Mission Impossible: Dead Reckoning Part 1, the highly anticipated action thriller featuring Tom Cruise, has captivated audiences and critics alike. The film, directed by Christopher McQuarrie, showcases remarkable performances and breathtaking fight sequences. Alongside Tom Cruise’s Ethan Hunt, the movie introduces both familiar and new faces to the franchise. Pom Klementieff, who portrays the antagonist Paris in Mission Impossible 7, is now receiving praise for her commanding performance.

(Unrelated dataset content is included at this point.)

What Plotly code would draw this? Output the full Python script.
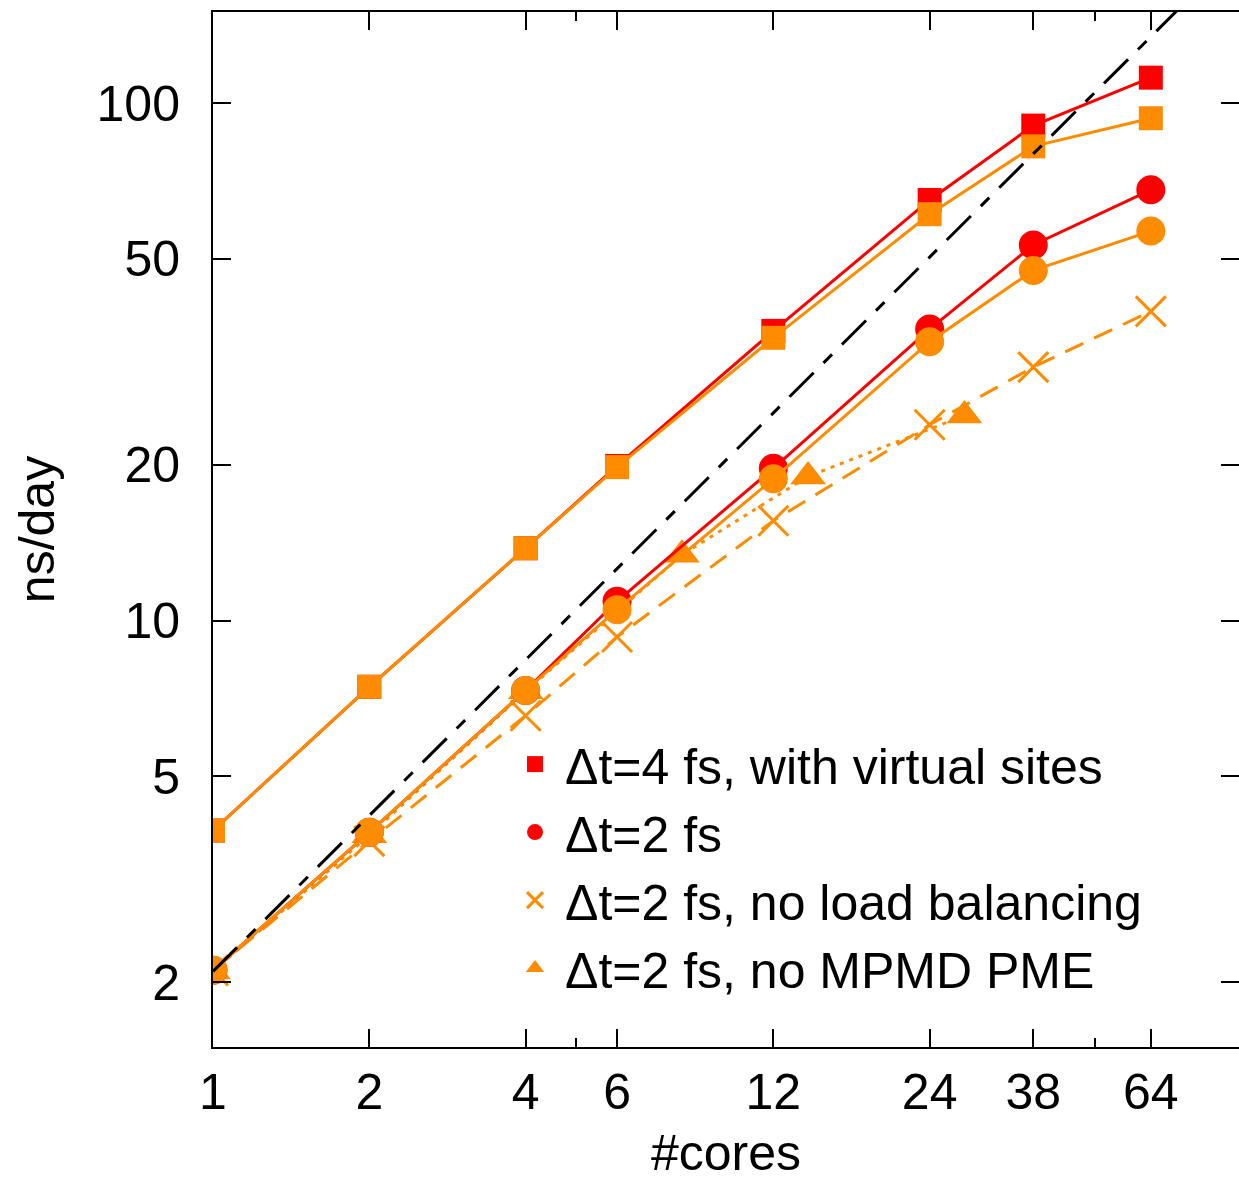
import plotly.graph_objects as go

# ---- data ----
cores = [1, 2, 4, 6, 12, 24, 38, 64]
dt4_vsites_red = [3.93, 7.45, 13.8, 19.9, 36.3, 65.0, 90.5, 112.0]
dt4_vsites_orange = [3.93, 7.45, 13.8, 19.8, 35.2, 61.0, 82.5, 93.5]
dt2_red = [2.11, 3.9, 7.33, 10.9, 19.7, 36.6, 53.2, 68.0]
dt2_orange = [2.11, 3.9, 7.33, 10.5, 18.8, 34.6, 47.5, 56.6]
dt2_no_lb = [2.11, 3.75, 6.55, 9.3, 15.6, 23.9, 30.9, 39.6]
mpmd_cores = [1, 2, 4, 8, 14, 28]
dt2_no_mpmd = [2.1, 3.85, 7.3, 13.4, 19.0, 24.9]
ideal_cores = [1, 100]
ideal = [2.1, 210.0]

x_tickvals = [1, 2, 4, 6, 12, 24, 38, 64]
x_minor = [5, 50]
y_tickvals = [2, 5, 10, 20, 50, 100]

legend_names = [
    "Δt=4 fs, with virtual sites",
    "Δt=2 fs",
    "Δt=2 fs, no load balancing",
    "Δt=2 fs, no MPMD PME",
]

RED = "#FF0000"
ORANGE = "#FF8C00"
FONT = "Liberation Sans, Arial, Helvetica, sans-serif"

fig = go.Figure()

# no MPMD PME (dotted, triangles)
fig.add_trace(go.Scatter(x=mpmd_cores, y=dt2_no_mpmd, mode="lines+markers",
                         line=dict(color=ORANGE, width=3, dash="4px,6px"),
                         marker=dict(symbol="triangle-up", size=31, color=ORANGE),
                         showlegend=False))
# no load balancing (dashed, x)
fig.add_trace(go.Scatter(x=cores, y=dt2_no_lb, mode="lines+markers",
                         line=dict(color=ORANGE, width=3, dash="20px,12px"),
                         marker=dict(symbol="x-thin", size=30, color=ORANGE,
                                     line=dict(color=ORANGE, width=3)),
                         showlegend=False))
fig.add_trace(go.Scatter(x=cores, y=dt4_vsites_red, mode="lines+markers",
                         line=dict(color=RED, width=3),
                         marker=dict(symbol="square", size=24, color=RED),
                         showlegend=False))
fig.add_trace(go.Scatter(x=cores, y=dt2_red, mode="lines+markers",
                         line=dict(color=RED, width=3),
                         marker=dict(symbol="circle", size=29, color=RED),
                         showlegend=False))
fig.add_trace(go.Scatter(x=cores, y=dt4_vsites_orange, mode="lines+markers",
                         line=dict(color=ORANGE, width=3),
                         marker=dict(symbol="square", size=24, color=ORANGE),
                         showlegend=False))
fig.add_trace(go.Scatter(x=cores, y=dt2_orange, mode="lines+markers",
                         line=dict(color=ORANGE, width=3),
                         marker=dict(symbol="circle", size=29, color=ORANGE),
                         showlegend=False))
# ideal scaling
fig.add_trace(go.Scatter(x=ideal_cores, y=ideal, mode="lines",
                         line=dict(color="black", width=3, dash="34px,14px,12px,14px"),
                         showlegend=False))

# legend-only entries (markers only)
legend_styles = [
    dict(symbol="square", size=20, color=RED),
    dict(symbol="circle", size=24, color=RED),
    dict(symbol="x-thin", size=22, color=ORANGE, line=dict(color=ORANGE, width=3)),
    dict(symbol="triangle-up", size=22, color=ORANGE),
]
for i, (name, mk) in enumerate(zip(legend_names, legend_styles)):
    fig.add_trace(go.Scatter(x=[None], y=[None], mode="markers", name=name,
                             marker=mk, legendgroup=f"g{i}", showlegend=True))

fig.update_layout(
    width=1239, height=1181,
    margin=dict(l=213, r=0, t=12, b=134),
    paper_bgcolor="white", plot_bgcolor="white",
    font=dict(family=FONT, size=50, color="black"),
    showlegend=True,
    legend=dict(x=0.2846, y=0.311, xanchor="left", yanchor="top",
                bgcolor="rgba(0,0,0,0)", borderwidth=0,
                itemwidth=50, itemsizing="trace", tracegroupgap=0,
                font=dict(family=FONT, size=50, color="black")),
)

fig.update_xaxes(type="log", range=[0, 1.976], automargin=False,
                 tickmode="array", tickvals=x_tickvals,
                 ticktext=[str(v) for v in x_tickvals],
                 ticks="inside", ticklen=18, tickwidth=1.5, tickcolor="black",
                 minor=dict(tickmode="array", tickvals=x_minor, ticks="inside",
                            ticklen=9, tickwidth=1.5, tickcolor="black"),
                 showline=True, linecolor="black", linewidth=2, mirror="allticks",
                 showgrid=False, zeroline=False,
                 ticklabelstandoff=0,
                 title=dict(text="#cores", standoff=36, font=dict(size=50)))

fig.update_yaxes(type="log", range=[0.1761, 2.1761], automargin=False,
                 tickmode="array", tickvals=y_tickvals,
                 ticktext=[str(v) for v in y_tickvals],
                 ticks="inside", ticklen=18, tickwidth=1.5, tickcolor="black",
                 showline=True, linecolor="black", linewidth=2, mirror="ticks",
                 showgrid=False, zeroline=False,
                 ticklabelstandoff=21,
                 title=dict(text="ns/day", standoff=26, font=dict(size=50)))

fig.write_html("out.html")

In a recent interview with Variety, Pom Klementieff discussed her portrayal of Paris in Mission Impossible: Dead Reckoning Part 1. The talented actress revealed that she “manifested” the opportunity to be part of this renowned franchise. “Paris is a rather enigmatic character who doesn’t speak much, but when she does, everyone pays attention. I believe my character is on a path of destruction, skilled in combat, and relishes in fighting and taking lives,” she shared. Klementieff also added that her character carries a sense of betrayal and loneliness stemming from being an orphan, emphasizing the underlying emotional wound. She further explained that she contributed her own ideas to the role, as director Christopher McQuarrie and Tom Cruise shape the characters around the actors’ abilities.
Inspirations from Bruce Lee, Clint Eastwood, and Kill Bill
During the interview with Variety, Pom Klementieff disclosed the extensive training she underwent for Mission Impossible 7 and shed light on the sources that influenced her character. “We underwent rigorous training with stunt coordinator Wade Eastwood. However, I had been training for years with a martial artist who taught me punching, kicking, kickboxing, boxing, and taekwondo,” she revealed. Klementieff also expressed admiration for director Quentin Tarantino, citing Kill Bill as a significant influence. She mentioned watching movies featuring Bruce Lee, Jackie Chan, as well as French films. Additionally, she drew inspiration from characters portrayed by Clint Eastwood and Takeshi Kitano, appreciating their ability to convey profound emotions with minimal dialogue.